Global wave energy inventories show that the West Coast of Canada possesses one of the most energetic wave climates in the world, with an annual wave energy flux of 40–50 kW/m at the continental shelf. With this wave climate there is an opportunity to generate significant quantities of electricity through wave energy conversion (WEC) technologies. However, detailed knowledge of both the temporal and spatial distribution of both wave climate and energy production characteristics are missing precursors to the development of this regional wave energy opportunity.
To quantify the gross wave energy resource along the West Coast of Vancouver Island, and hence the feasibility of deploying WEC technologies, a detailed Simulating WAves Nearshore (SWAN) numerical wave propagation model was developed. The SWAN model encompasses 410,000 km2, covers 1500 km of the Western Canadian coastline and the resolution is optimised by water depth and proximity to areas of high wave energy flux. The SWAN model hindcasts wave conditions for the 10 year period, at a 3 h temporal resolution. Independent validation of the SWAN model indicates a 0.92 correlation coefficient for significant wave heights and 0.80 for average wave periods.
To translate the gross resource data into electricity generation estimates, novel methods to reveal high priority WEC farm deployment locations were implemented. Using generic WEC performance metrics, theoretical wave farm outputs were synthesized over a decade long time scale.
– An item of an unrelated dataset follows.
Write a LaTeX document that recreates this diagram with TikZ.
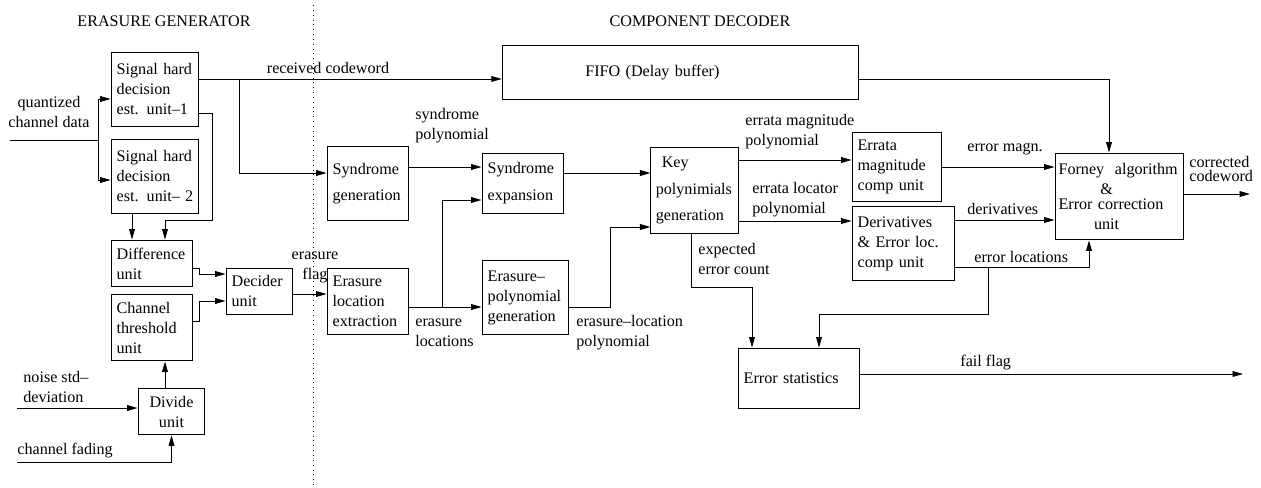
\documentclass[tikz,border=0pt]{standalone}
\usepackage{fontspec}
\setmainfont{Liberation Serif}
\usetikzlibrary{arrows.meta}

\begin{document}
\begin{tikzpicture}[
    x=0.62pt, y=-0.62pt,
    blk/.style={
        draw, line width=0.6pt, align=left,
        inner xsep=3.5pt, inner ysep=0pt,
        font=\fontsize{10}{12.4}\selectfont
    },
    wide/.style={font=\fontsize{10}{16.5}\selectfont},
    lbl/.style={align=left, inner sep=0pt, font=\fontsize{10}{12.4}\selectfont},
    >={Triangle[length=6.5pt, width=3.6pt]}, line width=0.5pt
]
\useasboundingbox (0,0) rectangle (1261,487);

% section titles and divider
\node[lbl] (tgen) at (164,21) {ERASURE GENERATOR};
\node[lbl] (tdec) at (700,21) {COMPONENT DECODER};
\coordinate (septop) at (313,5);
\coordinate (sepbot) at (313,487);
\draw[line width=0.6pt, dash pattern=on 0.6pt off 2.4pt] (septop) -- (sepbot);

% erasure generator
\node[blk, text width=47.5pt, minimum height=45.9pt] (sh1) at (155,89) {Signal hard\\decision\\est. unit--1};
\node[blk, text width=47.5pt, minimum height=45.9pt] (sh2) at (155,176) {Signal hard\\decision\\est. unit--~2};
\node[blk, text width=43.2pt, minimum height=29.1pt] (diff) at (151.5,263.5) {Difference\\unit};
\node[blk, text width=43.2pt, minimum height=41.5pt] (thr) at (151.5,327.5) {Channel\\threshold\\unit};
\node[blk, text width=34.5pt, minimum height=28.5pt] (dec) at (259.5,291) {Decider\\unit};
\node[blk, text width=34.5pt, minimum height=29.1pt, align=center] (div) at (171.5,411.5) {Divide\\unit};

% component decoder
\node[blk, text width=214pt, minimum height=32.9pt] (fifo) at (680.5,72.5) {\hspace*{48pt}FIFO (Delay buffer)};
\node[blk, wide, text width=43.2pt, minimum height=45.3pt] (sgen) at (367.5,183.5) {Syndrome\\generation};
\node[blk, wide, text width=43.2pt, minimum height=37.2pt] (sexp) at (522.5,183) {Syndrome\\expansion};
\node[blk, text width=43.2pt, minimum height=40.9pt] (ele) at (367.5,301) {Erasure\\location\\extraction};
\node[blk, text width=46.9pt, minimum height=45.3pt] (epg) at (525.5,297.5) {Erasure--\\polynomial\\generation};
\node[blk, wide, text width=48pt, inner xsep=3pt, minimum height=53.9pt] (key) at (694.5,190.5) {\hspace*{3.7pt}Key\\polynimials\\generation};
\node[blk, text width=48.2pt, minimum height=42.2pt] (emag) at (896.5,167) {Errata\\magnitude\\comp unit};
\node[blk, text width=56.2pt, minimum height=45.3pt] (deriv) at (903,243.5) {Derivatives\\\& Error loc.\\comp unit};
\node[blk, text width=72.4pt, minimum height=37.2pt, text width=68pt] (estat) at (798.5,378) {Error statistics};
\node[blk, text width=75pt, inner xsep=2.2pt, minimum height=53.9pt] (forney) at (1119,196.5) {\mbox{Forney~~algorithm}\\\hspace*{26pt}\&\\[-3pt]Error correction\\\hspace*{22pt}unit};

% labels
\node[lbl, align=center] (lqin) at (49,112) {quantized\\channel data};
\node[lbl] (lrcw) at (328,68) {received codeword};
\node[lbl, align=center] (lflag) at (315,267) {erasure\\flag};
\node[lbl, anchor=west] (lnoise) at (23,387) {noise std--\\deviation};
\node[lbl, anchor=west] (lfade) at (17,451) {channel fading};
\node[lbl, anchor=west] (lsyn) at (415,126) {syndrome\\polynomial};
\node[lbl, anchor=west] (lerl) at (415,333) {erasure\\locations};
\node[lbl, anchor=west] (lelp) at (576,333) {erasure--location\\polynomial};
\node[lbl, anchor=west] (lemp) at (745,132) {errata magnitude\\polynomial};
\node[lbl, anchor=west] (lelo) at (752,200) {errata locator\\polynomial};
\node[lbl, anchor=west] (lexp) at (698,259) {expected\\error count};
\node[lbl, anchor=west] (lmag) at (967,149) {error magn.};
\node[lbl, anchor=west] (lder) at (967,209) {derivatives};
\node[lbl, anchor=west] (lloc) at (974,257) {error locations};
\node[lbl, anchor=west] (lcw) at (1189,169) {corrected\\[-4pt]codeword};
\node[lbl, anchor=west] (lfail) at (960,363) {fail flag};

% generator connections
\coordinate (qin) at (10,140);
\coordinate (qsp) at (98,140);
\draw (qin) -- (qsp);
\draw[->] (qsp) |- (sh1.west |- 0,99);
\draw[->] (qsp) |- (sh2.west |- 0,180);
\draw[->] (sh1.east |- 0,113) -| (212,220) -| (diff.north -| 165,0);
\draw[->] (sh2.south -| 132,0) -- (diff.north -| 132,0);
\draw[->] (diff.east |- 0,268) -| (199,274) -- (dec.west |- 0,274);
\draw[->] (thr.east |- 0,321) -| (199,301) -- (dec.west |- 0,301);
\draw[->] (div.north -| 165,0) -- (thr.south -| 165,0);
\coordinate (nin) at (17,408);
\draw[->] (nin) -- (div.west |- nin);
\coordinate (fin) at (17,462);
\draw[->] (fin) -| (div.south);
\draw[->] (dec.east |- 0,294) -- (ele.west |- 0,294);

% decoder connections
\draw[->] (sh1.east |- 0,79) -- (fifo.west |- 0,79);
\coordinate (rcb) at (239,79);
\draw[->] (rcb) |- (sgen.west |- 0,173);
\draw[->] (sgen.east |- 0,167) -- (sexp.west |- 0,167);
\draw[->] (ele.east |- 0,307) -- (epg.west |- 0,307);
\coordinate (elb) at (442,307);
\draw[->] (elb) |- (sexp.west |- 0,200);
\draw[->] (epg.east |- 0,307) -| (610,227) -- (key.west |- 0,227);
\draw[->] (sexp.east |- 0,173) -- (key.west |- 0,173);
\draw[->] (key.east |- 0,160) -- (emag.west |- 0,160);
\draw[->] (key.east |- 0,221) -- (deriv.west |- 0,221);
\draw[->] (key.south -| 691,0) |- (752,287) -- (estat.north -| 752,0);
\draw[->] (fifo.east |- 0,79) -| (forney.north -| 1109,0);
\draw[->] (emag.east |- 0,167) -- (forney.west |- 0,167);
\draw[->] (deriv.east |- 0,220) -- (forney.west |- 0,220);
\draw[->] (deriv.east |- 0,267) -| (forney.south -| 1089,0);
\coordinate (elc) at (988,267);
\draw[->] (elc) |- (819,314) -- (estat.north -| 819,0);
\coordinate (cwout) at (1250,194);
\draw[->] (forney.east |- cwout) -- (cwout);
\coordinate (ffout) at (1243,374);
\draw[->] (estat.east |- ffout) -- (ffout);

\end{tikzpicture}
\end{document}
Regional WEC farms were shown capable to providing up to 139.92 GWh of energy to the electrical grid annually. The seasonality of the WEC generated electricity correlates well with the load demand within the region.
This updated understanding of the wave climate and wave power production opportunity in Western Canada provides the necessary data to electrical utilities and policy makers to assess the opportunity benefits and costs associated with future WEC industry in Canada.